Rainbow Room: Taylor_Smyth Architects’ Addition to West Preparatory Junior Public School, Toronto

Creating a bright, inspirational and creative space was child’s play for Taylor_Smyth – and managing to get the grown-ups on board has proved well worth it.

In response to a call for additional classrooms, Taylor_Smyth collaborated with Toronto's West Preparatory Junior Public school board to create a multi-purpose, innovative space. Seamlessly blending with the school’s existing exterior, the students now refer to it as the Rainbow Room as it sheds fresh light on the previously somber building.

“What makes this project unique for us is that we made a commitment, mostly for cost reasons, to build a very simple box and to create interest by playing with scale, views, sunlight and color,” Taylor explains. This is exactly what was achieved, as evidenced by the brightly lit interior contrasting with the plain brick walls outside. The addition is designed as a simple box that blends visually with the existing gym, but also distinguishes itself by an assortment of windows cut into the walls in random formations. These windows are framed internally by colorful films in an array of shades which draws bright, energetic light into the room, bouncing off the shining walls and complimenting the vinyl floor’s pattern.

Geometric shapes permeate the design as the floor design boasts large squares in matching fuchsia, orange, blue and citrus green traverse the floor, picking up the flooding light. This shapes are followed through into structural format as one of the deepest windows extends to form a bench where children can happily perch. Similarly, the concrete block of the walls is etched with brightly outlined acoustic slots with matching ceiling tiles.

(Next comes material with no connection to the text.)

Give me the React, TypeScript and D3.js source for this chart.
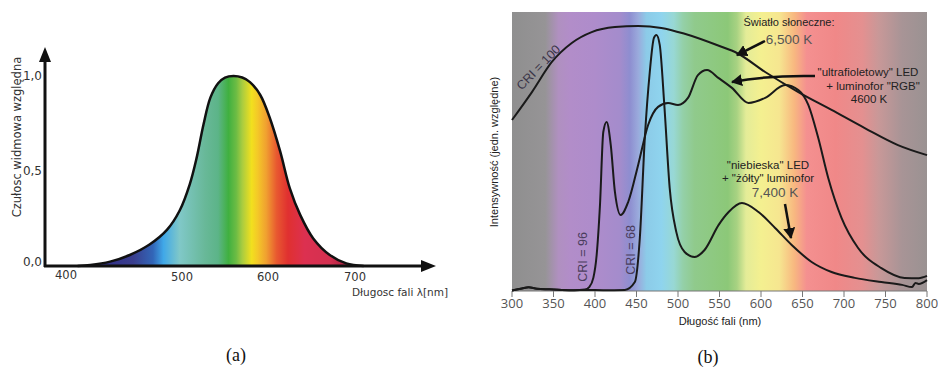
import React from 'react'
import * as d3 from 'd3'

// (a) relative spectral sensitivity of the eye
const sensNm = [410, 421, 438, 455, 472, 487, 498, 509, 517, 525, 533, 542, 550, 560, 570, 579, 591, 602, 614, 625, 637, 652, 671, 690, 710]
const sensVal = [0, 0.005, 0.023, 0.058, 0.113, 0.19, 0.292, 0.43, 0.569, 0.745, 0.886, 0.962, 0.992, 1.0, 0.992, 0.968, 0.9, 0.78, 0.603, 0.41, 0.269, 0.145, 0.058, 0.014, 0]
const leftXTicks = [400, 500, 600, 700]
const leftYTicks = [0, 0.5, 1]
const leftYLabels = ['0,0', '0,5', '1,0']
const sensStopNm = [440, 458, 475, 484, 498, 512, 527, 542, 554, 563, 570, 581, 588, 598, 610, 623, 642, 671, 690]
const sensStopCol = ['#34348a', '#3a3e8e', '#3266b8', '#40a8e8', '#80c8c8', '#74c0b0', '#68b898', '#5cb488', '#40b040', '#6cbc44', '#a8cc40', '#f2e01e', '#f4c828', '#f0a030', '#e85830', '#e03030', '#dc3050', '#d43050', '#a82040']

// (b) spectra of light sources
const sunNm = [300, 324, 348, 372, 396, 424, 452, 480, 508, 550, 571, 605, 645, 685, 725, 765, 800]
const sunVal = [61.3, 71.3, 82.1, 88.9, 92.8, 94.6, 95.0, 94.3, 92.2, 87.8, 85.3, 78.5, 71.3, 64.9, 58.4, 52.3, 48.7]
const uvNm = [300, 312, 320, 330, 345, 360, 375, 388, 393, 398, 402, 406, 410, 414, 419, 424, 431, 440, 452, 464, 476, 488, 500, 512, 524, 535, 549, 565, 585, 605, 629, 645, 657, 669, 681, 697, 717, 745, 773, 790, 800]
const uvVal = [0.2, 0.9, 1.3, 0.8, 0.6, 0.4, 0.3, 0.5, 1.4, 4.7, 12.9, 30.8, 57, 60.6, 52.3, 35.5, 27.2, 31.9, 45.2, 59.5, 66, 67.4, 66.7, 69.2, 77.4, 79.2, 76.3, 72.8, 67.4, 69.2, 73.8, 72, 66.7, 54.8, 40.5, 26.2, 15.4, 8.2, 4.7, 4.6, 5.4]
const blueNm = [300, 312, 320, 330, 345, 360, 375, 390, 410, 436, 448, 454, 460, 466, 471, 474, 478, 483.5, 490, 498, 508, 520, 532, 549, 561, 577, 597, 617, 637, 661, 685, 713, 745, 770, 782, 786, 790, 800]
const blueVal = [0.2, 0.9, 1.3, 0.8, 0.6, 0.4, 0.3, 0.4, 0.3, 0.4, 3.2, 19, 54.8, 78.5, 90.7, 91.8, 88.2, 66.7, 36.9, 21.1, 14, 12.2, 14.7, 23.7, 28.3, 31.5, 28.3, 22.6, 16.5, 10.4, 6.8, 4.7, 3.2, 2.2, 1.4, 2.9, 2.5, 3.9]
const rightXTicks = [300, 350, 400, 450, 500, 550, 600, 650, 700, 750, 800]
const bgStopNm = [300, 340, 356, 370, 400, 430, 442, 452, 462, 480, 495, 506, 520, 560, 571, 582, 600, 622, 640, 655, 690, 722, 742, 770, 800]
const bgStopCol = ['#8f8f8f', '#969496', '#b090c0', '#b28dc9', '#ae8ccb', '#a48ccc', '#8e8ed0', '#9aaadc', '#8ccbe8', '#8fd4ee', '#98d8d4', '#94d0a8', '#90ca8c', '#8cc878', '#a8d282', '#e4ec98', '#f4f090', '#f6e690', '#f8b880', '#f49090', '#f08888', '#e49090', '#c89898', '#a89496', '#9a9292']

const zip = (a: number[], b: number[]) => a.map((v, i) => [v, b[i]] as [number, number])

export default function App() {
  const xL = d3.scaleLinear().domain(leftXTicks).range([66, 182, 268, 355])
  const yL = d3.scaleLinear().domain([0, 1]).range([266, 76])
  const xR = d3.scaleLinear().domain([300, 800]).range([512, 927])
  const yR = d3.scaleLinear().domain([0, 100]).range([291, 12])

  const sensArea = d3.area<[number, number]>()
    .x((d) => xL(d[0]))
    .y0(yL(0))
    .y1((d) => Math.min(yL(0), yL(d[1])))
    .curve(d3.curveCatmullRom.alpha(0.5))
  const sensLine = d3.line<[number, number]>()
    .x((d) => xL(d[0]))
    .y((d) => yL(d[1]))
    .curve(d3.curveCatmullRom.alpha(0.5))
  const lineR = d3.line<[number, number]>()
    .x((d) => xR(d[0]))
    .y((d) => yR(d[1]))
    .curve(d3.curveMonotoneX)

  const fontL = 'DejaVu Sans, Verdana, sans-serif'
  const fontR = 'Liberation Sans, Arial, sans-serif'

  return (
    <svg width={938} height={374} style={{position: 'absolute', left: 0, top: 0, background: '#fff'}}>
      <defs>
        <linearGradient id="specA" gradientUnits="userSpaceOnUse" x1={0} x2={938} y1={0} y2={0}>
          {sensStopNm.map((nm, i) => (
            <stop key={i} offset={xL(nm) / 938} stopColor={sensStopCol[i]} />
          ))}
        </linearGradient>
        <linearGradient id="specB" gradientUnits="userSpaceOnUse" x1={0} x2={938} y1={0} y2={0}>
          {bgStopNm.map((nm, i) => (
            <stop key={i} offset={xR(nm) / 938} stopColor={bgStopCol[i]} />
          ))}
        </linearGradient>
        <marker id="arr" markerUnits="userSpaceOnUse" markerWidth={12} markerHeight={12} refX={10} refY={6} orient="auto">
          <path d="M0,0 L11,6 L0,12 Z" fill="#111" />
        </marker>
      </defs>

      {/* ---- (a) ---- */}
      <path d={sensArea(zip(sensNm, sensVal)) || ''} fill="url(#specA)" />
      <path d={sensLine(zip(sensNm, sensVal)) || ''} fill="none" stroke="#111" strokeWidth={2.5} />
      <line x1={45} x2={45} y1={267} y2={60} stroke="#111" strokeWidth={3} />
      <path d="M45,47 L39,62 L51,62 Z" fill="#111" />
      <line x1={44} x2={424} y1={266} y2={266} stroke="#111" strokeWidth={3} />
      <path d="M436,266 L421,260 L421,272 Z" fill="#111" />
      {leftYTicks.map((t, i) => (
        <text key={t} x={42} y={yL(t) - (t === 0 ? 4 : 0)} textAnchor="end" dominantBaseline="middle"
          fontFamily={fontL} fontSize={12} fill="#333">{leftYLabels[i]}</text>
      ))}
      {leftXTicks.map((t) => (
        <text key={t} x={xL(t)} y={t === 400 ? 275 : 277} textAnchor="middle" dominantBaseline="middle"
          fontFamily={fontL} fontSize={11.5} fill="#333">{t}</text>
      ))}
      <text transform="translate(17,137) rotate(-90)" textAnchor="middle" dominantBaseline="middle"
        fontFamily={fontL} fontSize={11.5} fill="#333">Czułosc widmowa względna</text>
      <text x={448} y={293} textAnchor="end" dominantBaseline="middle" fontFamily={fontL} fontSize={10.5} fill="#333">
        Długosc fali λ[nm]
      </text>
      <text x={236} y={357} textAnchor="middle" dominantBaseline="middle" fontFamily="Liberation Serif, Times New Roman, serif"
        fontSize={18} fill="#111">(a)</text>

      {/* ---- (b) ---- */}
      <rect x={xR(300)} y={yR(100)} width={xR(800) - xR(300)} height={yR(0) - yR(100)} fill="url(#specB)" />
      <line x1={xR(300)} x2={xR(800)} y1={yR(0)} y2={yR(0)} stroke="#777" strokeWidth={1} />
      {rightXTicks.map((t) => (
        <g key={t}>
          <line x1={xR(t)} x2={xR(t)} y1={yR(0)} y2={yR(0) + 6} stroke="#777" strokeWidth={1} />
          <text x={xR(t)} y={305} textAnchor="middle" dominantBaseline="middle" fontFamily="Open Sans, sans-serif"
            fontSize={13} fill="#555">{t}</text>
        </g>
      ))}
      <path d={lineR(zip(sunNm, sunVal)) || ''} fill="none" stroke="#1a1a1a" strokeWidth={2} />
      <path d={lineR(zip(uvNm, uvVal)) || ''} fill="none" stroke="#1a1a1a" strokeWidth={2} />
      <path d={lineR(zip(blueNm, blueVal)) || ''} fill="none" stroke="#1a1a1a" strokeWidth={2} />

      <text transform="translate(539,68) rotate(-46)" textAnchor="middle" dominantBaseline="middle"
        fontFamily={fontR} fontSize={12.5} fill="#3a3548">CRI = 100</text>
      <text transform="translate(584,257) rotate(-90)" textAnchor="middle" dominantBaseline="middle"
        fontFamily={fontR} fontSize={12.5} fill="#4a3d5c">CRI = 96</text>
      <text transform="translate(632,250) rotate(-90)" textAnchor="middle" dominantBaseline="middle"
        fontFamily={fontR} fontSize={12.5} fill="#4a3d5c">CRI = 68</text>

      <text x={789} y={23} textAnchor="middle" dominantBaseline="middle" fontFamily={fontR} fontSize={11} fill="#222">Światło słoneczne:</text>
      <text x={789} y={40} textAnchor="middle" dominantBaseline="middle" fontFamily={fontR} fontSize={13.5} fill="#555">6,500 K</text>
      <line x1={765} y1={41} x2={xR(571)} y2={yR(85.3) + 2} stroke="#111" strokeWidth={2.5} markerEnd="url(#arr)" />

      <text x={868} y={73} textAnchor="middle" dominantBaseline="middle" fontFamily={fontR} fontSize={11.5} fill="#222">"ultrafioletowy" LED</text>
      <text x={873} y={87} textAnchor="middle" dominantBaseline="middle" fontFamily={fontR} fontSize={11.5} fill="#222">+ luminofor "RGB"</text>
      <text x={869} y={100} textAnchor="middle" dominantBaseline="middle" fontFamily={fontR} fontSize={11.5} fill="#222">4600 K</text>
      <path d="M815,76 Q770,75 732,82" fill="none" stroke="#111" strokeWidth={2.5} markerEnd="url(#arr)" />

      <text x={768} y={166} textAnchor="middle" dominantBaseline="middle" fontFamily={fontR} fontSize={11.5} fill="#222">"niebieska" LED</text>
      <text x={768} y={179} textAnchor="middle" dominantBaseline="middle" fontFamily={fontR} fontSize={11.5} fill="#222">+ "żółty" luminofor</text>
      <text x={775} y={193} textAnchor="middle" dominantBaseline="middle" fontFamily={fontR} fontSize={13.5} fill="#555">7,400 K</text>
      <line x1={785} y1={204} x2={791} y2={238} stroke="#111" strokeWidth={2.5} markerEnd="url(#arr)" />

      <text transform="translate(495,152) rotate(-90)" textAnchor="middle" dominantBaseline="middle"
        fontFamily={fontR} fontSize={11} fill="#222">Intensywność (jedn. względne)</text>
      <text x={720} y={322} textAnchor="middle" dominantBaseline="middle" fontFamily={fontR} fontSize={11} fill="#222">
        Długość fali  (nm)
      </text>
      <text x={708} y={359} textAnchor="middle" dominantBaseline="middle" fontFamily="Liberation Serif, Times New Roman, serif"
        fontSize={18} fill="#111">(b)</text>
    </svg>
  )
}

An unusual interpretation of an educational space, Michael Taylor, who founded the firm with Robert Smyth, admits that it took a little persuasion to get the school on board with the exuberant design. “The principal brought in some parents to consult with, to make sure that people were comfortable with this approach. Our feeling was that the rest of the school was pretty somber and needed something to get the children to appreciate their surroundings in a new way.”

The idea comes into effect as the school day goes on and natural light cascades through the windows bringing the warmth of the sun and a kaleidoscope of color into the room, creating a fun and enjoyable atmosphere for the students and teachers inside whatever their current activity may be. This addition allows for far more options for community use as a lunchroom, music room and general activity space.

This actualization of “play” into the design demonstrates the benefits of bringing color and light into a learning and working environment. As Taylor explains, “It’s not only about color, but also about natural light and thinking about how it can transform our everyday experiences with sunlight and the deep shadows it creates.”